After that, it felt like there was no more breaks: just few breaths and a new wave was coming. Waves were hugging me by starting at the mid back, moving to the lower back and then to the lower front. The back pain was unbearable: there was no movement or position that would ease it. I was periodically checking with the team on what was happening and if the intensity would continue climbing. I switched to screaming through contractions. At some point I got frustrated with nothing happening and got up and moved and squatted a bit. I also tried a birthing stool. Leaning back on it did not work at all. I remember thinking at that point -- thank God I am not in the hospital where I would not be able to have freedom of movement. Leaning forward was better. I also tried climbing on the couch and being on my knees with my torso upright. I also tried an asymmetrical lunge but always ended up on hands and knees rocking back and forth. 

And at some point, when it felt like it would never end, baby started moving down. I did not feel an urge to push, but I did feel movement and lots of pressure and I just went with it. I held my breath and kept the movement going without squeezing my perineum (I have done this little trick a few times earlier) until baby was out. It felt like he slid out in one breath. And then the pain stopped. And everything stopped. The Earth stopped spinning for a few seconds and took a deep breath. A little human was just born. And I could not believe that it happened.

Early postpartum was easy and relaxing. The placenta came out easy I think 10-15 minutes after birth. Holding the baby felt amazing. He was just peacefully laying on my chest. He did not latch properly until the next day but I was not rushed or pressured. The first hours after birth were pure happiness. Thank you, oxytocin! Being home with my family and being cared in a very gentle and nourishing way was very peaceful and felt like the right way to do it.

A couple thoughts afterwards.

  • At 43 and having 2 children, I did not know how babies are born. Now I do. Home birth rocks!
  • My husband -- thank you for trusting me on this! Thank you for being a tree during pregnancy, birth, and now into the parenthood. Thank you for holding my hands for most of the last 5 hours of labor. Thank you for making me smile.
  • My team was amazing. We planned, talked through things, and created a space for different scenarios. It made me ready and open to other outcomes in case birth took an unexpected turn.
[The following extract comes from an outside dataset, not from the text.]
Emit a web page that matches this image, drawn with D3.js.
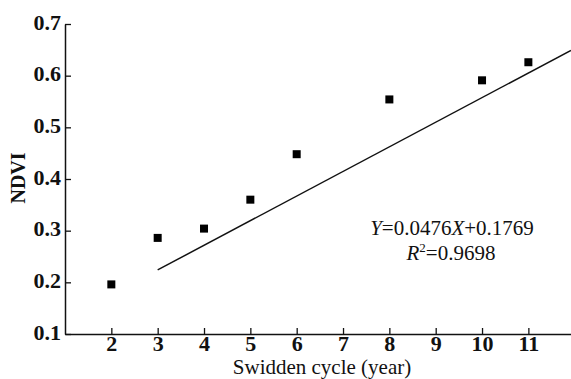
<!DOCTYPE html>
<html>
<head>
<meta charset="utf-8">
<script src="https://cdn.jsdelivr.net/npm/d3@7"></script>
<style>
  html, body { margin: 0; padding: 0; background: #fff; }
  svg { display: block; font-family: "Liberation Serif", "Times New Roman", serif; }
</style>
</head>
<body>
<svg id="chart" width="571" height="379"></svg>
<script>
/* NDVI vs swidden cycle – scatter + fitted line */

const cycleYears = [2, 3, 4, 5, 6, 8, 10, 11];
const ndviValues = [0.196, 0.286, 0.304, 0.360, 0.448, 0.554, 0.591, 0.626];

// fitted line as drawn in the figure (start / end)
const fitX = [3, 11.92];
const fitY = [0.224, 0.649];

const xTicks = [2, 3, 4, 5, 6, 7, 8, 9, 10, 11];
const yTicks = [0.1, 0.2, 0.3, 0.4, 0.5, 0.6, 0.7];

const margin = { top: 24, right: 0, bottom: 45, left: 65 };
const W = 571, H = 379;

const svg = d3.select("#chart");

const x = d3.scaleLinear().domain([1, 11.92]).range([margin.left, W - margin.right]);
const y = d3.scaleLinear().domain([0.1, 0.7]).range([H - margin.bottom, margin.top]);

const ink = "#111";

/* ---------- Axes ---------- */
const gx = svg.append("g")
  .attr("transform", `translate(0,${H - margin.bottom})`)
  .call(d3.axisBottom(x).tickValues(xTicks).tickSize(-6).tickSizeOuter(0).tickPadding(1)
    .tickFormat(d3.format("d")));

const gy = svg.append("g")
  .attr("transform", `translate(${margin.left},0)`)
  .call(d3.axisLeft(y).tickValues(yTicks).tickSize(-6).tickSizeOuter(0).tickPadding(4)
    .tickFormat(d3.format(".1f")));

[gx, gy].forEach(g => {
  g.select(".domain").attr("stroke", ink).attr("stroke-width", 1.5);
  g.selectAll(".tick line").attr("stroke", ink).attr("stroke-width", 1.3);
  g.selectAll(".tick text")
    .attr("fill", ink)
    .style("font-family", "'Liberation Serif', serif")
    .style("font-size", "22px")
    .style("font-weight", "bold");
});
gy.selectAll(".tick text").attr("dy", "0.24em");

/* ---------- Fitted line ---------- */
svg.append("path")
  .datum(fitX.map((v, i) => [v, fitY[i]]))
  .attr("fill", "none")
  .attr("stroke", ink)
  .attr("stroke-width", 1.5)
  .attr("d", d3.line().x(d => x(d[0])).y(d => y(d[1])));

/* ---------- Points ---------- */
const sq = 8;
svg.append("g")
  .selectAll("rect")
  .data(cycleYears.map((v, i) => ({ x: v, y: ndviValues[i] })))
  .join("rect")
  .attr("x", d => x(d.x) - sq / 2)
  .attr("y", d => y(d.y) - sq / 2)
  .attr("width", sq)
  .attr("height", sq)
  .attr("fill", "#000");

/* ---------- Labels ---------- */
svg.append("text")
  .attr("x", 322).attr("y", 374)
  .attr("text-anchor", "middle")
  .style("font-size", "21px")
  .attr("fill", ink)
  .text("Swidden cycle (year)");

svg.append("text")
  .attr("transform", `translate(25,178) rotate(-90)`)
  .attr("text-anchor", "middle")
  .style("font-size", "20px")
  .style("font-weight", "bold")
  .attr("fill", ink)
  .text("NDVI");

const eq = svg.append("text")
  .attr("x", 452).attr("y", 235)
  .attr("text-anchor", "middle")
  .style("font-size", "21px")
  .attr("fill", ink);
eq.append("tspan").style("font-style", "italic").text("Y");
eq.append("tspan").text("=0.0476");
eq.append("tspan").style("font-style", "italic").text("X");
eq.append("tspan").text("+0.1769");

const r2 = svg.append("text")
  .attr("x", 451).attr("y", 260)
  .attr("text-anchor", "middle")
  .style("font-size", "21px")
  .attr("fill", ink);
r2.append("tspan").style("font-style", "italic").text("R");
r2.append("tspan").attr("dy", -8).style("font-size", "13px").text("2");
r2.append("tspan").attr("dy", 8).text("=0.9698");
</script>
</body>
</html>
At the same time, during the birth my space was respected except one check upon my request as well as periodic heartbeat checks. I felt there were women in the room and not medical professionals. I don't have any friends that I would want to be around during birth, and the ladies turned to be my special circle, my community, my support.
  • Nubia's support was amazing. From the time we connected till our last chat this week, I always felt I have someone to talk to about my concerns. There are no stupid questions and there is always more than 1 right answer. During the birth having Nubia by my side was very comforting. I had serious thoughts about unassisted birth, but for me personally having support worked out well. I don't know if my husband and I would be able to handle the birth alone.
  • Pain is important. All the sensations that we go through during the birthing process provide important information. It is important how it changes and evolves throughout the birthing process. It is our internal monitor when combined with ancestral intuition and ancient instincts. To ensure a safe birthing process it should not be suppressed or ignored. It should be listened to, respected and embraced. In the last few days, when I was thinking about the pain I experienced during the birthing, I reflected on my first heavily medicated hospital birth. There was no pain and there were no clues or information. I did not feel much and in the hospital setting there was no one to watch my progress. Monitors and meds replaced pain. Nurses who popped into my room once in a while were only interested in my progress and my comfort so they could keep an eye on many of us.
  • Lastly, it's sad how much misinformation there is about home birth. A few people told me that I am a hero, but to me my pregnancy and birth felt real and normal -- just how it was supposed to be.

Thank you for taking the time to read my story.